#### [Problem statement]
Copy exactly, and only, the lines starting at the line with "Generate a Python" and ending at the line with "plt.rcParams['font.family'] = ['Liberation". Leave every picture out of the copy.

#### [Given entries]
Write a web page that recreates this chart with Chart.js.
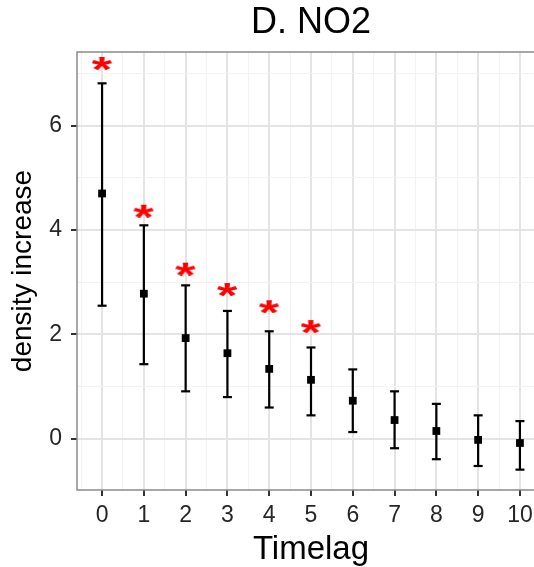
<!DOCTYPE html>
<html>
<head>
<meta charset="utf-8">
<script src="https://cdn.jsdelivr.net/npm/chart.js@4/dist/chart.umd.min.js"></script>
<style>
  html, body { margin: 0; padding: 0; background: #fff; overflow: hidden; }
  canvas { display: block; }
</style>
</head>
<body>
<canvas id="grafico" width="622" height="567"></canvas>
<script>
// valores
const lags = [0, 1, 2, 3, 4, 5, 6, 7, 8, 9, 10];
const means = [4.70, 2.78, 1.93, 1.64, 1.34, 1.13, 0.73, 0.36, 0.15, -0.02, -0.08];
const upper = [6.81, 4.09, 2.94, 2.45, 2.06, 1.75, 1.33, 0.91, 0.67, 0.45, 0.34];
const lower = [2.55, 1.43, 0.91, 0.80, 0.60, 0.45, 0.13, -0.18, -0.39, -0.52, -0.59];
const starLags = [0, 1, 2, 3, 4, 5];
const starY = [7.20, 4.37, 3.26, 2.87, 2.54, 2.16];

const xGrid = [-0.5, 0, 0.5, 1, 1.5, 2, 2.5, 3, 3.5, 4, 4.5, 5, 5.5, 6, 6.5, 7, 7.5, 8, 8.5, 9, 9.5, 10, 10.5];
const xLabels = [0, 1, 2, 3, 4, 5, 6, 7, 8, 9, 10];
const yGrid = [0, 1, 2, 3, 4, 5, 6, 7];
const yLabels = [0, 2, 4, 6];

const FONT = '"Liberation Sans", Arial, sans-serif';

// barras de erro: pares inferior/superior separados por null
const whiskers = [];
lags.forEach((lag, i) => {
    whiskers.push({ x: lag, y: lower[i] }, { x: lag, y: upper[i] }, { x: lag, y: null });
});

// asterisco vermelho como imagem de ponto
const starImg = (() => {
    const c = document.createElement('canvas');
    c.width = 21;
    c.height = 14;
    const g = c.getContext('2d');
    g.font = 'bold 40px ' + FONT;
    const m = g.measureText('*');
    const w = m.actualBoundingBoxLeft + m.actualBoundingBoxRight;
    const h = m.actualBoundingBoxAscent + m.actualBoundingBoxDescent;
    g.fillStyle = '#ff0000';
    g.scale(c.width / w, c.height / h);
    g.fillText('*', m.actualBoundingBoxLeft, m.actualBoundingBoxAscent);
    return c;
})();

const panelBorder = {
    id: 'panelBorder',
    afterDraw(chart) {
        const { ctx, chartArea: a } = chart;
        ctx.save();
        ctx.strokeStyle = '#8a8a8a';
        ctx.lineWidth = 1.5;
        ctx.strokeRect(a.left, a.top, a.right - a.left, a.bottom - a.top);
        ctx.restore();
    },
};

const isMajorX = v => xLabels.includes(v);
const isMajorY = v => yLabels.includes(v);

const ctx = document.getElementById('grafico').getContext('2d');

new Chart(ctx, {
    type: 'scatter',
    data: {
        datasets: [
            {
                label: 'intervalo',
                type: 'line',
                data: whiskers,
                showLine: true,
                spanGaps: false,
                borderColor: '#000',
                borderWidth: 2.2,
                pointStyle: 'line',
                pointRadius: 4.5,
                pointBorderWidth: 2.2,
                pointBorderColor: '#000',
            },
            {
                label: 'média',
                data: lags.map((lag, i) => ({ x: lag, y: means[i] })),
                pointStyle: 'rect',
                pointRadius: 5.5,
                borderWidth: 0,
                backgroundColor: '#000',
            },
            {
                label: 'significativo',
                data: starLags.map((lag, i) => ({ x: lag, y: starY[i] })),
                pointStyle: starImg,
                pointRadius: 10,
            },
        ],
    },
    options: {
        responsive: false,
        animation: false,
        layout: { padding: 0 },
        plugins: {
            legend: { display: false },
            tooltip: { enabled: false },
            title: {
                display: true,
                text: 'D. NO2',
                color: '#000',
                font: { family: FONT, size: 36, weight: 'normal', lineHeight: 1.2 },
                padding: { top: 1, bottom: 7.8 },
            },
        },
        scales: {
            x: {
                type: 'linear',
                min: -0.6,
                max: 10.6,
                afterBuildTicks: s => { s.ticks = xGrid.map(v => ({ value: v })); },
                afterFit: s => { s.height = 77; },
                border: { display: false },
                grid: {
                    color: c => isMajorX(c.tick.value) ? '#e4e4e4' : '#f2f2f2',
                    lineWidth: c => isMajorX(c.tick.value) ? 2 : 1,
                    tickColor: c => isMajorX(c.tick.value) ? '#333' : 'rgba(0,0,0,0)',
                    tickWidth: 2,
                    tickLength: 6,
                },
                ticks: {
                    autoSkip: false,
                    maxRotation: 0,
                    padding: 6,
                    color: '#262626',
                    font: { family: FONT, size: 23 },
                    callback: v => isMajorX(v) ? String(v) : '',
                },
                title: {
                    display: true,
                    text: 'Timelag',
                    color: '#000',
                    font: { family: FONT, size: 33, lineHeight: 1 },
                    padding: { top: 0, bottom: 1 },
                },
            },
            y: {
                type: 'linear',
                min: -0.98,
                max: 7.41,
                afterBuildTicks: s => { s.ticks = yGrid.map(v => ({ value: v })); },
                afterFit: s => { s.width = 77; },
                border: { display: false },
                grid: {
                    color: c => isMajorY(c.tick.value) ? '#e4e4e4' : '#f2f2f2',
                    lineWidth: c => isMajorY(c.tick.value) ? 2 : 1,
                    tickColor: c => isMajorY(c.tick.value) ? '#333' : 'rgba(0,0,0,0)',
                    tickWidth: 2,
                    tickLength: 6,
                },
                ticks: {
                    padding: 9,
                    color: '#262626',
                    font: { family: FONT, size: 23 },
                    callback: v => isMajorY(v) ? String(v) : '',
                },
                title: {
                    display: true,
                    text: 'density increase',
                    color: '#000',
                    font: { family: FONT, size: 28, lineHeight: 1.2 },
                    padding: { top: 6.5, bottom: 0 },
                },
            },
            // eixo vazio à direita para centrar o título sobre o painel
            y2: {
                type: 'linear',
                position: 'right',
                display: true,
                afterFit: s => { s.width = 77; },
                border: { display: false },
                grid: { display: false },
                ticks: { display: false },
            },
        },
    },
    plugins: [panelBorder],
});
</script>
</body>
</html>
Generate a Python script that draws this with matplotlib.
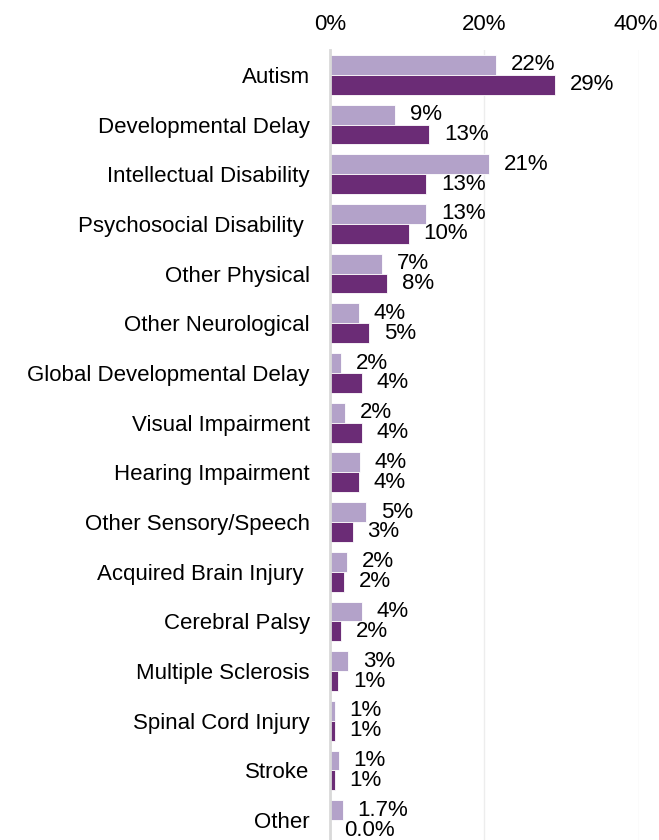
import matplotlib
matplotlib.use("Agg")
import matplotlib.pyplot as plt
import matplotlib.transforms as mtransforms

plt.rcParams['font.family'] = ['Liberation Sans', 'DejaVu Sans']

categories = ["Autism", "Developmental Delay", "Intellectual Disability",
              "Psychosocial Disability ", "Other Physical", "Other Neurological",
              "Global Developmental Delay", "Visual Impairment", "Hearing Impairment",
              "Other Sensory/Speech", "Acquired Brain Injury ", "Cerebral Palsy",
              "Multiple Sclerosis", "Spinal Cord Injury", "Stroke", "Other"]
series_a = [21.5, 8.5, 20.6, 12.5, 6.8, 3.8, 1.5, 2.0, 3.9, 4.7, 2.3, 4.2, 2.4, 0.65, 1.2, 1.7]
series_b = [29.2, 12.9, 12.5, 10.2, 7.4, 5.1, 4.2, 4.2, 3.8, 3.0, 1.9, 1.5, 1.1, 0.7, 0.7, 0.0]
labels_a = ["22%", "9%", "21%", "13%", "7%", "4%", "2%", "2%", "4%", "5%", "2%", "4%", "3%", "1%", "1%", "1.7%"]
labels_b = ["29%", "13%", "13%", "10%", "8%", "5%", "4%", "4%", "4%", "3%", "2%", "2%", "1%", "1%", "1%", "0.0%"]
xticks = [0, 20, 40]
xticklabels = ["0%", "20%", "40%"]

light = "#B3A2C9"
dark = "#6B2C76"

fig = plt.figure(figsize=(6.59, 8.4), dpi=100)
ax = fig.add_axes([329.7 / 659, 0.0, (639 - 329.7) / 659, 1 - 50 / 840])

h = 0.4
ys = list(range(len(categories)))
ya = [y - h / 2 for y in ys]
yb = [y + h / 2 for y in ys]
ax.barh(ya, series_a, height=h, color=light, edgecolor="white", linewidth=0.6, zorder=3)
ax.barh(yb, series_b, height=h, color=dark, edgecolor="white", linewidth=0.6, zorder=3)

fs = 16
for y, v, t in zip(ya, series_a, labels_a):
    ax.annotate(t, (v, y), xytext=(10.5, 0), textcoords="offset points",
                ha="left", va="center", fontsize=fs, color="#000000")
for y, v, t in zip(yb, series_b, labels_b):
    ax.annotate(t, (v, y), xytext=(10.5, 0), textcoords="offset points",
                ha="left", va="center", fontsize=fs, color="#000000")

ax.set_xlim(0, 40)
ax.set_ylim(15.4, -0.5)
ax.set_yticks(ys)
ax.set_yticklabels(categories, fontsize=fs, color="#000000")
ax.set_xticks(xticks)
ax.set_xticklabels(xticklabels, fontsize=fs, color="#000000")
ax.xaxis.tick_top()
ax.tick_params(axis="both", length=0)
ax.tick_params(axis="y", pad=14.4)
ax.tick_params(axis="x", pad=11)

# nudge the last top tick label slightly left so it stays inside the figure
lbl = ax.get_xticklabels()[-1]
lbl.set_transform(lbl.get_transform() + mtransforms.ScaledTranslation(-3 / 100, 0, fig.dpi_scale_trans))

for s in ["top", "right", "bottom"]:
    ax.spines[s].set_visible(False)
ax.spines["left"].set_color("#D9D9D9")
ax.spines["left"].set_linewidth(2)
ax.spines["left"].set_zorder(4)

ax.grid(axis="x", color="#EDEDED", linewidth=1, zorder=0)
ax.set_axisbelow(True)

fig.savefig("out.png", dpi=100)
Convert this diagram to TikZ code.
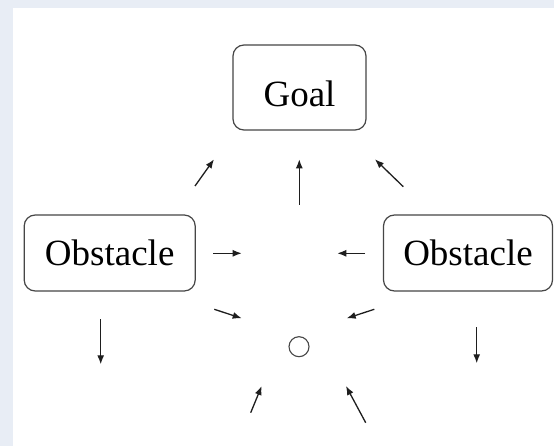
\documentclass[tikz,border=0pt]{standalone}
\usepackage{fontspec}
\setmainfont{Liberation Serif}
\usetikzlibrary{arrows.meta}
\definecolor{bgframe}{RGB}{232,237,245}
\definecolor{boxline}{RGB}{70,70,70}
\definecolor{arrowc}{RGB}{30,30,30}
\begin{document}
\begin{tikzpicture}[x=1pt,y=-1pt,
  box/.style={draw=boxline,line width=1.2pt,rounded corners=11pt,inner sep=0pt,
    font=\fontsize{37}{44}\selectfont,text=black},
  arr/.style={draw=arrowc,line width=1.3pt,-{Latex[length=9pt,width=7pt]}}]
\fill[bgframe] (0,0) rectangle (554,446);
\fill[white] (13,8) rectangle (554,446);
\useasboundingbox (0,0) rectangle (554,446);
\node[box,minimum width=133pt,minimum height=85pt,text height=39pt,text depth=0pt] (goal) at (299.5,87.5) {Goal};
\node[box,minimum width=171pt,minimum height=76pt] (obsL) at (109.7,253) {Obstacle};
\node[box,minimum width=169pt,minimum height=76pt] (obsR) at (468,253) {Obstacle};
\node[draw=boxline,line width=1.1pt,circle,minimum size=20pt,inner sep=0pt] (agent) at (299,346.7) {};
% arrow end points
\coordinate (a1s) at (195,186); \coordinate (a1e) at (214,159.3);
\coordinate (a2s) at (299.3,205); \coordinate (a2e) at (299.3,159.3);
\coordinate (a3s) at (403.3,186.7); \coordinate (a3e) at (375,159.3);
\coordinate (a4s) at (213.3,253.3); \coordinate (a4e) at (241.7,253.3);
\coordinate (a5s) at (365,253.3); \coordinate (a5e) at (337.3,253.3);
\coordinate (a6s) at (214.3,309.3); \coordinate (a6e) at (241.7,318.3);
\coordinate (a7s) at (374.3,309.3); \coordinate (a7e) at (346.7,318.3);
\coordinate (a8s) at (100.7,319); \coordinate (a8e) at (100.7,364.3);
\coordinate (a9s) at (476.7,327.3); \coordinate (a9e) at (476.7,363.3);
\coordinate (a10s) at (250.7,412.7); \coordinate (a10e) at (261.7,386);
\coordinate (a11s) at (365.7,422.7); \coordinate (a11e) at (346,386);
\foreach \i in {1,...,11} {\draw[arr] (a\i s) -- (a\i e);}
\end{tikzpicture}
\end{document}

#### [Answer]
Generate a Python script that draws this with matplotlib.
import matplotlib
matplotlib.use("Agg")
import matplotlib.pyplot as plt
import matplotlib.transforms as mtransforms

plt.rcParams['font.family'] = ['Liberation Sans', 'DejaVu Sans']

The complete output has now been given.